Yeah, look, on the marketing side, obviously, the combined entity covers the whole basin. We've got a lot of long-term contracts on the gathering side that we'll be looking at once we are closed and fully integrated. But there's certainly great opportunities overall to, just as a larger player, we'll look at that a little bit more as we get more fully integrated post-closing.
Great, and just to clarify, are there any, do you have a sense of the time horizon of, I don't know, anything that might be rolling off that you might be in a position to revisit?

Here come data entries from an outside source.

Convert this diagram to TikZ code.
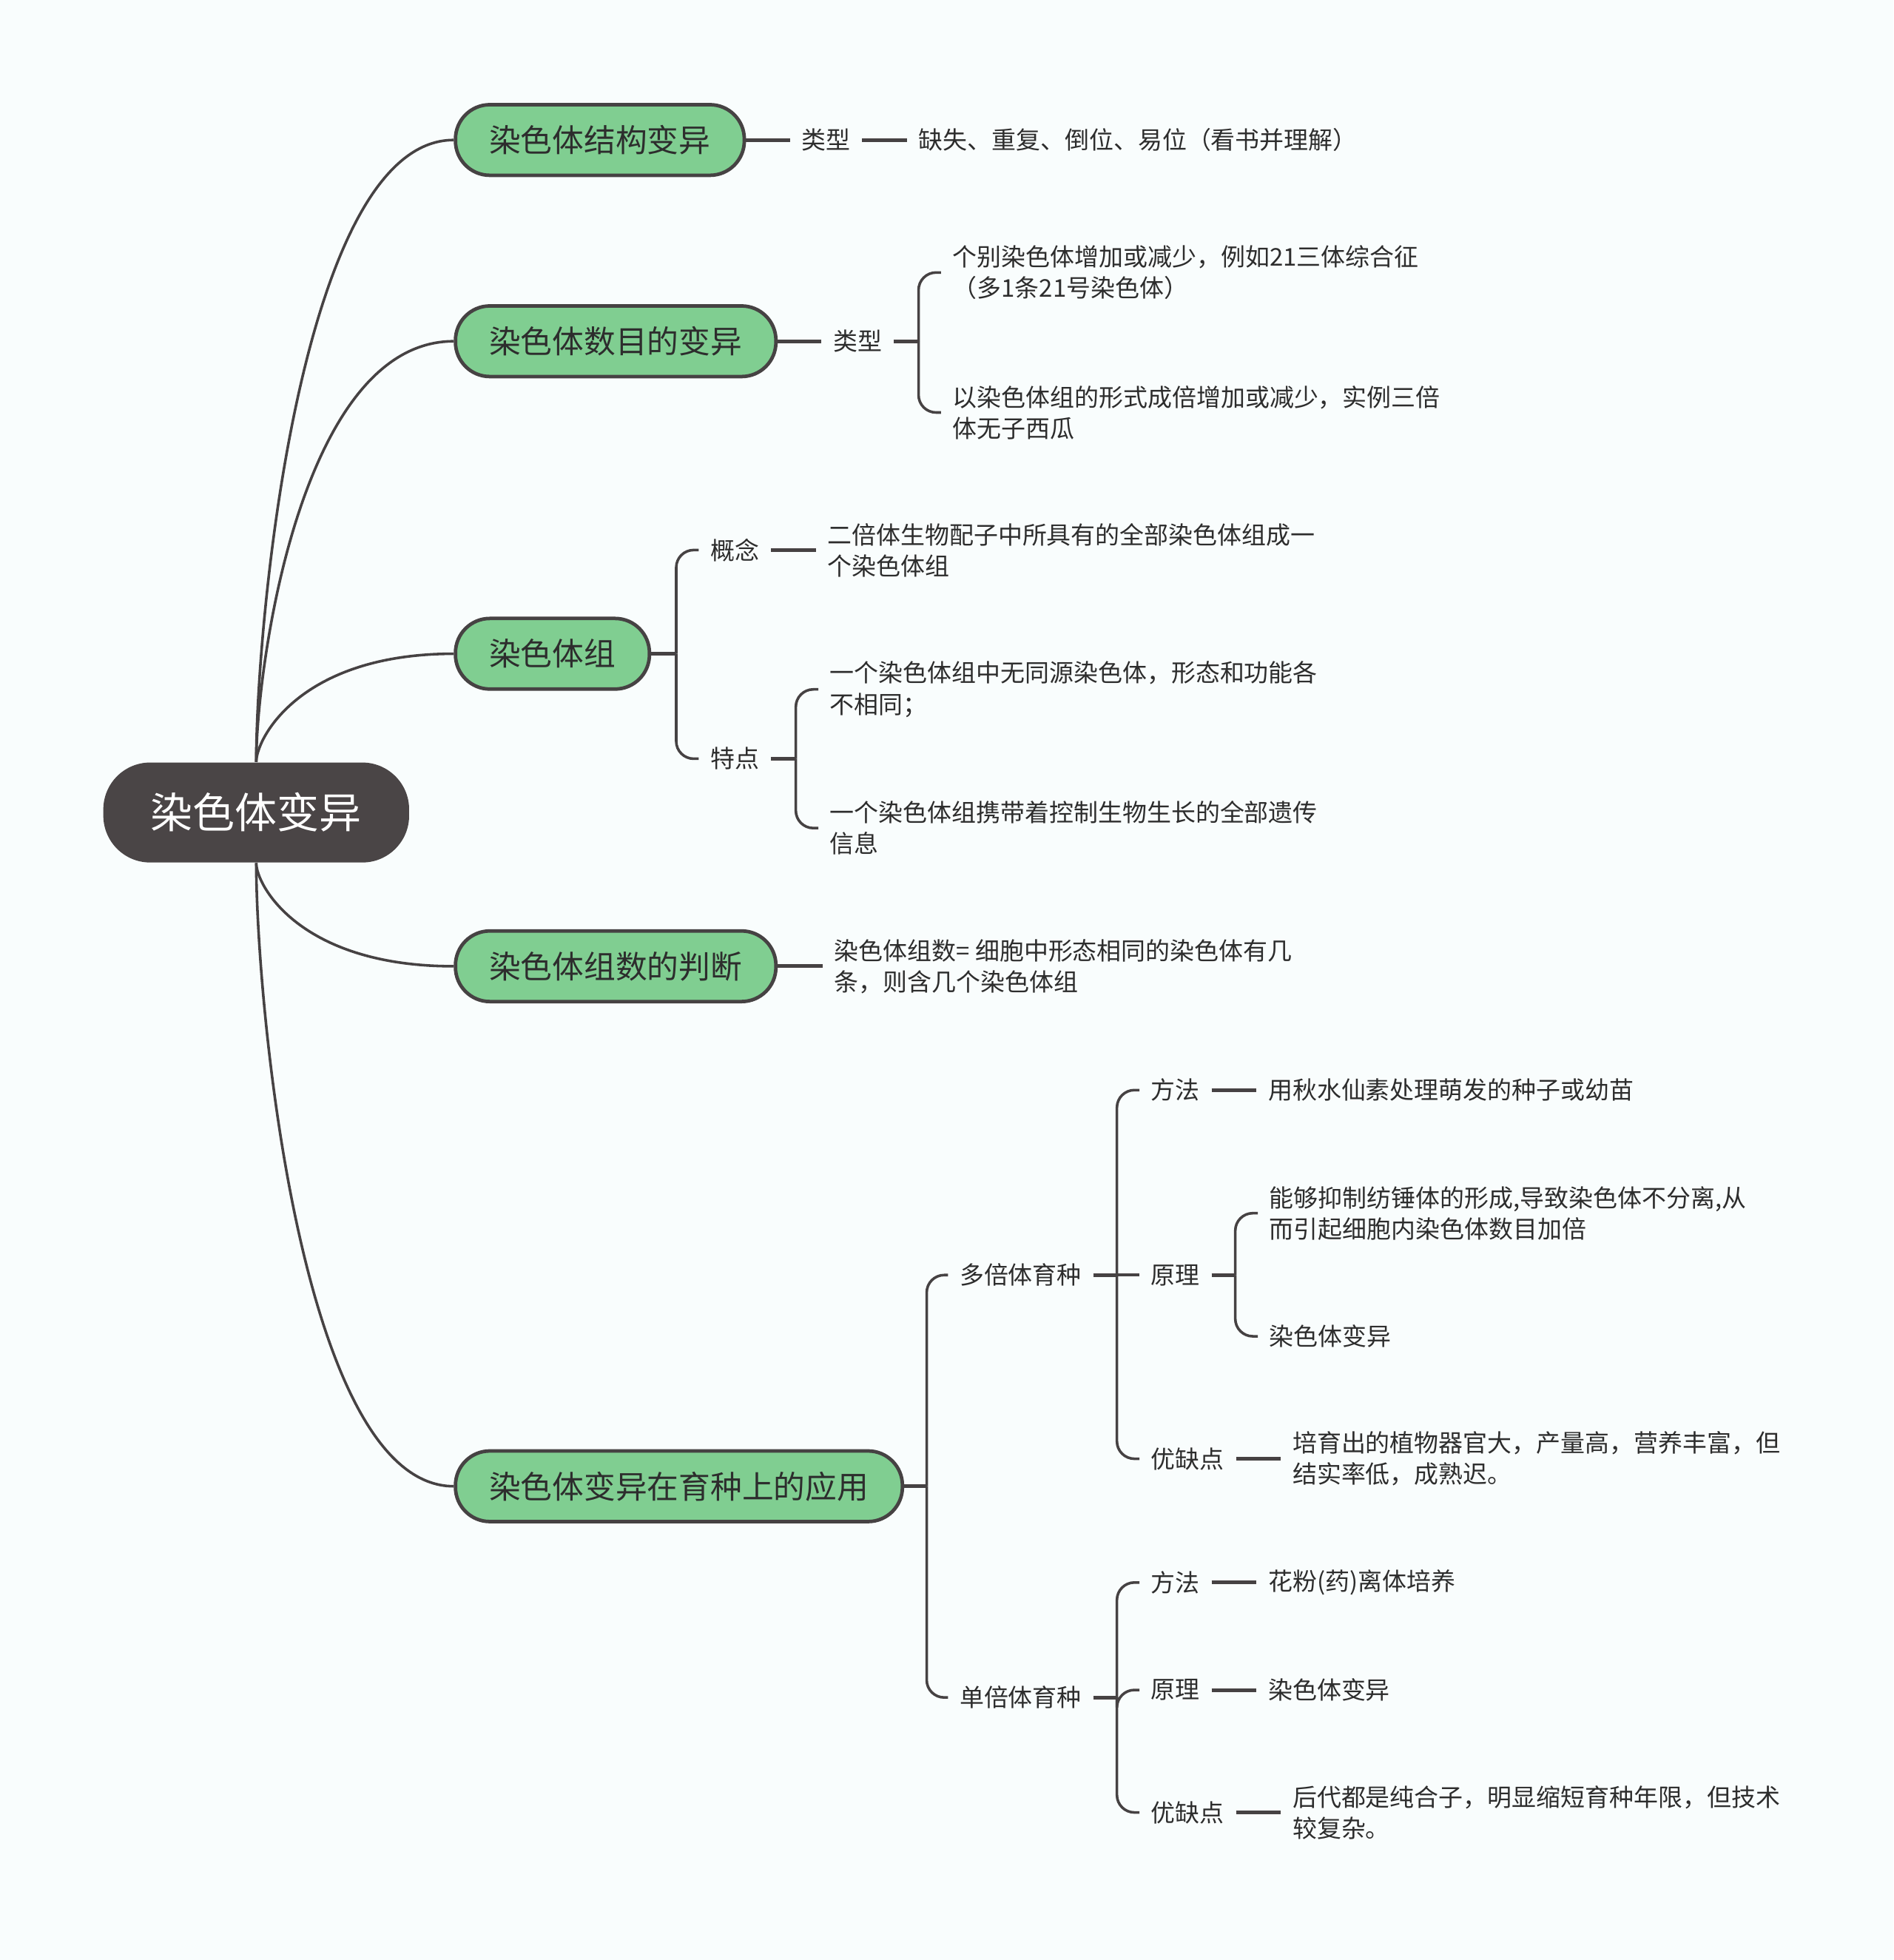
\documentclass[tikz,border=0pt]{standalone}
\usepackage{fontspec}
\setmainfont{Noto Sans CJK SC}
\usetikzlibrary{positioning, calc}
\definecolor{bg}{RGB}{249,253,253}
\definecolor{rootc}{RGB}{74,69,70}
\definecolor{leafgreen}{RGB}{128,206,145}
\definecolor{edge}{RGB}{70,66,67}
\definecolor{txt}{RGB}{45,45,45}

\begin{document}
\begin{tikzpicture}[
      x=0.02cm, y=-0.02cm,
      rootbox/.style={rectangle, rounded corners=0.75cm, fill=rootc, text=white,
                      minimum height=1.6cm, inner xsep=0.76cm,
                      font=\fontsize{19.2}{23}\selectfont},
      mainbox/.style={rectangle, rounded corners=0.55cm, fill=leafgreen, draw=edge,
                      line width=1.6pt, minimum height=1.13cm, inner xsep=0.54cm,
                      text=txt, font=\fontsize{14.4}{17}\selectfont},
      lbl/.style={inner xsep=0.18cm, inner ysep=0.08cm, align=left, text=txt,
                  font=\fontsize{11.1}{14.2}\selectfont},
      curve/.style={draw=edge, line width=1.2pt},
      link/.style={draw=edge, line width=1.7pt},
      brk/.style={draw=edge, line width=1.2pt, rounded corners=0.28cm}
    ]
    \fill[bg] (0,0) rectangle (1515,1568);
    \useasboundingbox (0,0) rectangle (1515,1568);

    % root and main branches
    \node[rootbox] (root) at (205,650) {染色体变异};
    \node[mainbox, anchor=west] (b1) at (363,112) {染色体结构变异};
    \node[mainbox, anchor=west] (b2) at (363,273) {染色体数目的变异};
    \node[mainbox, anchor=west] (b3) at (363,523) {染色体组};
    \node[mainbox, anchor=west] (b4) at (363,773) {染色体组数的判断};
    \node[mainbox, anchor=west] (b5) at (363,1189) {染色体变异在育种上的应用};
    \draw[curve] (root.north) .. controls +(0,-110) and +(-123,0) .. (b1.west);
    \draw[curve] (root.north) .. controls +(0,-74) and +(-123,0) .. (b2.west);
    \draw[curve] (root.north) .. controls +(0,-19) and +(-123,0) .. (b3.west);
    \draw[curve] (root.south) .. controls +(0,18) and +(-123,0) .. (b4.west);
    \draw[curve] (root.south) .. controls +(0,110) and +(-123,0) .. (b5.west);

    % structure
    \node[lbl, right=0.70cm of b1] (t1) {类型};
    \node[lbl, right=0.72cm of t1] (l1) {缺失、重复、倒位、易位（看书并理解）};
    \draw[link] (b1) -- (t1);
    \draw[link] (t1) -- (l1);

    % number
    \node[lbl, right=0.70cm of b2] (t2) {类型};
    \node[lbl, right=0.76cm of t2, yshift=1.1cm] (l21) {个别染色体增加或减少，例如21三体综合征\\（多1条21号染色体）};
    \node[lbl, right=0.76cm of t2, yshift=-1.14cm] (l22) {以染色体组的形式成倍增加或减少，实例三倍\\体无子西瓜};
    \draw[link] (b2) -- (t2);
    \draw[link] (t2.east) -- ++(20,0) coordinate (k2);
    \draw[brk] (k2) |- (l21.west);
    \draw[brk] (k2) |- (l22.west);

    % chromosome set
    \node[lbl, right=0.76cm of b3, yshift=1.66cm] (c31) {概念};
    \node[lbl, right=0.76cm of b3, yshift=-1.68cm] (c32) {特点};
    \node[lbl, right=0.72cm of c31] (l31) {二倍体生物配子中所具有的全部染色体组成一\\个染色体组};
    \node[lbl, right=0.76cm of c32, yshift=1.11cm] (l32a) {一个染色体组中无同源染色体，形态和功能各\\不相同；};
    \node[lbl, right=0.76cm of c32, yshift=-1.11cm] (l32b) {一个染色体组携带着控制生物生长的全部遗传\\信息};
    \draw[link] (b3.east) -- ++(20,0) coordinate (k3);
    \draw[brk] (k3) |- (c31.west);
    \draw[brk] (k3) |- (c32.west);
    \draw[link] (c31) -- (l31);
    \draw[link] (c32.east) -- ++(20,0) coordinate (k32);
    \draw[brk] (k32) |- (l32a.west);
    \draw[brk] (k32) |- (l32b.west);

    % judging the number
    \node[lbl, right=0.72cm of b4] (l4) {染色体组数= 细胞中形态相同的染色体有几\\条，则含几个染色体组};
    \draw[link] (b4) -- (l4);

    % breeding
    \node[lbl, right=0.70cm of b5, yshift=3.38cm] (c51) {多倍体育种};
    \node[lbl, right=0.70cm of b5, yshift=-3.38cm] (c52) {单倍体育种};
    \draw[link] (b5.east) -- ++(18,0) coordinate (k5);
    \draw[brk] (k5) |- (c51.west);
    \draw[brk] (k5) |- (c52.west);

    % polyploid breeding
    \node[lbl, right=0.74cm of c51, yshift=2.96cm] (d1) {方法};
    \node[lbl, right=0.74cm of c51] (d2) {原理};
    \node[lbl, right=0.74cm of c51, yshift=-2.94cm] (d3) {优缺点};
    \node[lbl, right=0.72cm of d1] (e1) {用秋水仙素处理萌发的种子或幼苗};
    \node[lbl, right=0.74cm of d2, yshift=0.99cm] (e2) {能够抑制纺锤体的形成,导致染色体不分离,从\\而引起细胞内染色体数目加倍};
    \node[lbl, right=0.74cm of d2, yshift=-0.98cm] (e3) {染色体变异};
    \node[lbl, right=0.72cm of d3] (e4) {培育出的植物器官大，产量高，营养丰富，但\\结实率低，成熟迟。};
    \draw[link] (c51.east) -- ++(19,0) coordinate (k51);
    \draw[brk] (k51) |- (d1.west);
    \draw[brk] (k51) -- (d2.west);
    \draw[brk] (k51) |- (d3.west);
    \draw[link] (d1) -- (e1);
    \draw[link] (d2.east) -- ++(19,0) coordinate (k52);
    \draw[brk] (k52) |- (e2.west);
    \draw[brk] (k52) |- (e3.west);
    \draw[link] (d3) -- (e4);

    % haploid breeding
    \node[lbl, right=0.74cm of c52, yshift=1.84cm] (g1) {方法};
    \node[lbl, right=0.74cm of c52, yshift=0.12cm] (g2) {原理};
    \node[lbl, right=0.74cm of c52, yshift=-1.84cm] (g3) {优缺点};
    \node[lbl, right=0.72cm of g1] (h1) {花粉(药)离体培养};
    \node[lbl, right=0.72cm of g2] (h2) {染色体变异};
    \node[lbl, right=0.72cm of g3] (h3) {后代都是纯合子，明显缩短育种年限，但技术\\较复杂。};
    \draw[link] (c52.east) -- ++(19,0) coordinate (k6);
    \draw[brk] (k6) |- (g1.west);
    \draw[brk] (k6) |- (g2.west);
    \draw[brk] (k6) |- (g3.west);
    \draw[link] (g1) -- (h1);
    \draw[link] (g2) -- (h2);
    \draw[link] (g3) -- (h3);
  \end{tikzpicture}
\end{document}
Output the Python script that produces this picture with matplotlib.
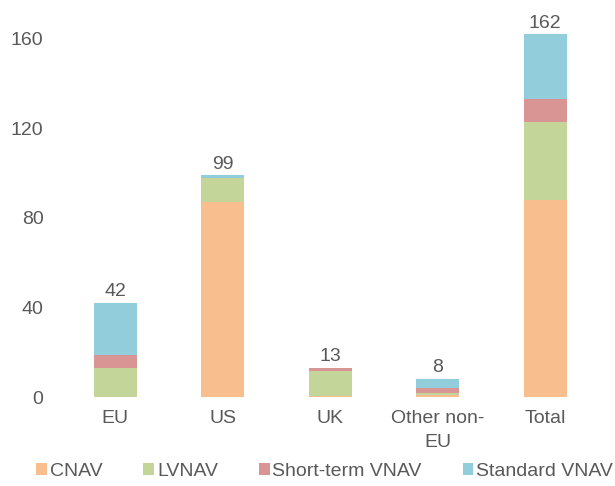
import numpy as np
import matplotlib.pyplot as plt

categories = ['EU', 'US', 'UK', 'Other non-\nEU', 'Total']
cnav = [0, 87, 0.5, 1, 88]
lvnav = [13, 11, 11, 1, 35]
st_vnav = [6, 0, 1.5, 2, 10]
std_vnav = [23, 1, 0, 4, 29]
totals = [42, 99, 13, 8, 162]
series_names = ['CNAV', 'LVNAV', 'Short-term VNAV', 'Standard VNAV']
colors = ['#F8BE8E', '#C4D59A', '#D99594', '#92CDDC']

plt.rcParams['font.family'] = ['Liberation Sans', 'DejaVu Sans']
grey = '#595959'
fs = 14

fig = plt.figure(figsize=(6.15, 4.86), dpi=100)
ax = fig.add_axes([0.1, 0.183, 0.874, 0.806])

x = np.arange(len(categories))
bottom = np.zeros(len(categories))
for vals, name, c in zip([cnav, lvnav, st_vnav, std_vnav], series_names, colors):
    ax.bar(x, vals, 0.4, bottom=bottom, color=c, label=name)
    bottom += np.array(vals)

for xi, t in zip(x, totals):
    ax.text(xi, t + 1.2, str(t), ha='center', va='bottom', fontsize=fs, color=grey)

ax.set_xlim(-0.5, 4.5)
ax.set_ylim(0, 175)
ax.set_yticks([0, 40, 80, 120, 160])
ax.set_xticks(x)
ax.set_xticklabels(categories, linespacing=1.55)
ax.tick_params(axis='both', length=0, labelsize=fs, labelcolor=grey)
ax.tick_params(axis='y', pad=13)
ax.tick_params(axis='x', pad=9)
for s in ax.spines.values():
    s.set_visible(False)

fig.legend(*ax.get_legend_handles_labels(), loc='center', bbox_to_anchor=(0.528, 0.03),
           ncol=4, frameon=False, fontsize=fs, labelcolor=grey, handlelength=0.55,
           handleheight=0.55, handletextpad=0.15, columnspacing=2.1, borderpad=0)

fig.savefig('out.png', dpi=100)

Yeah, Noel, that's a good question. I mean, if you think about the basin as a whole, a lot of contracts that were entered into when the basin kind of first started to bloom in kind of 2008 timeframe were on kind of 15-year contracts and In some instances, maybe a little bit longer than that or signed up just a little bit later than that in 2009, 2010. So, as you think about a 15-year contract from that timeframe, you are seeing quite a bit kind of throughout the basin coming up and being renegotiated. So, I think there are going to be some opportunities on that side. Once again, we'll certainly talk a lot more about that once we close and can fully integrate the companies together on that front.
Great. Thanks a lot.
Thanks, Noel.
This concludes our question and answer session. I would like to turn the conference back over to Danny Brown, Chief Executive Officer, for any closing remarks.
Well, thank you, Matt. And I'd also like to thank everyone on the call for their time today. I'm proud of the accomplishments we've made and look forward to leading the new company later this year. We're excited about the future opportunities for our shareholders, employees, communities, and other stakeholders. Thank you for joining our call.
The conference is now concluded. Thank you for attending today's presentation. You may now disconnect.